— START —

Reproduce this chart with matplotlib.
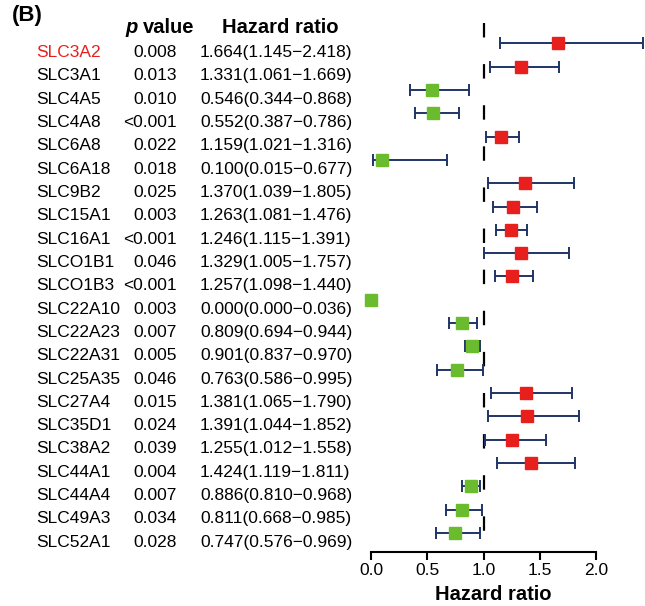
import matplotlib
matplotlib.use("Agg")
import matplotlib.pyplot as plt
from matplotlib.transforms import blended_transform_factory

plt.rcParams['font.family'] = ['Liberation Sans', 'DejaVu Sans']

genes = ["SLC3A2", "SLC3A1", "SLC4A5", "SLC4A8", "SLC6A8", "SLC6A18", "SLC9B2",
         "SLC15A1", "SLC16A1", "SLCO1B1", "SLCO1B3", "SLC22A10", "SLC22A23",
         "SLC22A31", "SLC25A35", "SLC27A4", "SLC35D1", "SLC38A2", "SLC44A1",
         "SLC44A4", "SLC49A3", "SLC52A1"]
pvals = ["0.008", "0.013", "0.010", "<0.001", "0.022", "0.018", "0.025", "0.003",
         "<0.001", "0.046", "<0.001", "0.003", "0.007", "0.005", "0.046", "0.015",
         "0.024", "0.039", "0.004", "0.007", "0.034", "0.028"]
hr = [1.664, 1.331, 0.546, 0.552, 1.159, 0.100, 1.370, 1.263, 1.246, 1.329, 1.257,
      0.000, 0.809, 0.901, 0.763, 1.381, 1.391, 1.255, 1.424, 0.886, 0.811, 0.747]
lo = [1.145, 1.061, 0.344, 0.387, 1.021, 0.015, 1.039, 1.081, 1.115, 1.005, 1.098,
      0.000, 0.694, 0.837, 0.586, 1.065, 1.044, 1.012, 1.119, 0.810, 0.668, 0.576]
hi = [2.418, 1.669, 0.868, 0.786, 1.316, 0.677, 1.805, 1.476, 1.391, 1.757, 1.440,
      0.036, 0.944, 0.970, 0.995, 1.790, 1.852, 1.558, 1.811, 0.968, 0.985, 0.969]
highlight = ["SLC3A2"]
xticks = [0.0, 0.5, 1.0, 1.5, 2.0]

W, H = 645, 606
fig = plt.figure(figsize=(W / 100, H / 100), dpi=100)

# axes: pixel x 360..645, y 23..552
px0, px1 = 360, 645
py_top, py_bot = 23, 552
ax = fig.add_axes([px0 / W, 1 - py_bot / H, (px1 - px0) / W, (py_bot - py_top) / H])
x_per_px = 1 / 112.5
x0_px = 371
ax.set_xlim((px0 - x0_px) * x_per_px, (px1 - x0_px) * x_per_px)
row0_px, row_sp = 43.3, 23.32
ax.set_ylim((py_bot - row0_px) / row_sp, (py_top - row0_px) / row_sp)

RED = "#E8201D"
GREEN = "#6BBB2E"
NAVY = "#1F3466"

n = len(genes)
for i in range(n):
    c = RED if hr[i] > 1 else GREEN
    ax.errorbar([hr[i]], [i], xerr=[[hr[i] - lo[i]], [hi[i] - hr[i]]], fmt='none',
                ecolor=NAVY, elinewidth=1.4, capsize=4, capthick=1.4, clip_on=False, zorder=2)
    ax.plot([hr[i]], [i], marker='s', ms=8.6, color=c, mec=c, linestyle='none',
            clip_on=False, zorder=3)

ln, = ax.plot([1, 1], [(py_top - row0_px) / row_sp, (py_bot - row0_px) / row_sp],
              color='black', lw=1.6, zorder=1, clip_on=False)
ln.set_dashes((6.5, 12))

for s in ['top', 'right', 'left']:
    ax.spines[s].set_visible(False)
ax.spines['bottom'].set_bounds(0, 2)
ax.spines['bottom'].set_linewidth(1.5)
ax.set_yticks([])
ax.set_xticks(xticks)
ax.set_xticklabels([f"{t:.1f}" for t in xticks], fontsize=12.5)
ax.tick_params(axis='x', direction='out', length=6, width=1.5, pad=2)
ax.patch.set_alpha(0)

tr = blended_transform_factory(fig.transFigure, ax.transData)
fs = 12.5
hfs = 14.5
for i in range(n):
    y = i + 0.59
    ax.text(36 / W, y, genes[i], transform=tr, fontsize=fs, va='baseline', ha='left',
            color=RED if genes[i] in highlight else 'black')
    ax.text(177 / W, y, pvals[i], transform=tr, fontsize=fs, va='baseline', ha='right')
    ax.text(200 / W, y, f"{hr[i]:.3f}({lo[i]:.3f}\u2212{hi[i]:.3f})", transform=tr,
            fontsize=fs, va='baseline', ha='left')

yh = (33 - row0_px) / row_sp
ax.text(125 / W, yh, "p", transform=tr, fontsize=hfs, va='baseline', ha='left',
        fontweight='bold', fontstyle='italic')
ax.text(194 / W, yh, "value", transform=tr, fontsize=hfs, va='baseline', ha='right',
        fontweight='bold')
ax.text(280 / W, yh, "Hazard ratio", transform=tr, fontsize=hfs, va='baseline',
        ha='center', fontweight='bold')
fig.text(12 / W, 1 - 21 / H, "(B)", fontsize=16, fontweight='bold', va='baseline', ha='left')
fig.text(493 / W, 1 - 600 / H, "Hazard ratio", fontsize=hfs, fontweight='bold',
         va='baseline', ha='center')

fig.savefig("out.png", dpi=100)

— END —

From the first line above through the line containing "plt.rcParams['font.family'] = ['Liberation", copy everything exactly, without the pictures.

Reproduce this chart with matplotlib.
import matplotlib
matplotlib.use("Agg")
import matplotlib.pyplot as plt
from matplotlib.transforms import blended_transform_factory

plt.rcParams['font.family'] = ['Liberation Sans', 'DejaVu Sans']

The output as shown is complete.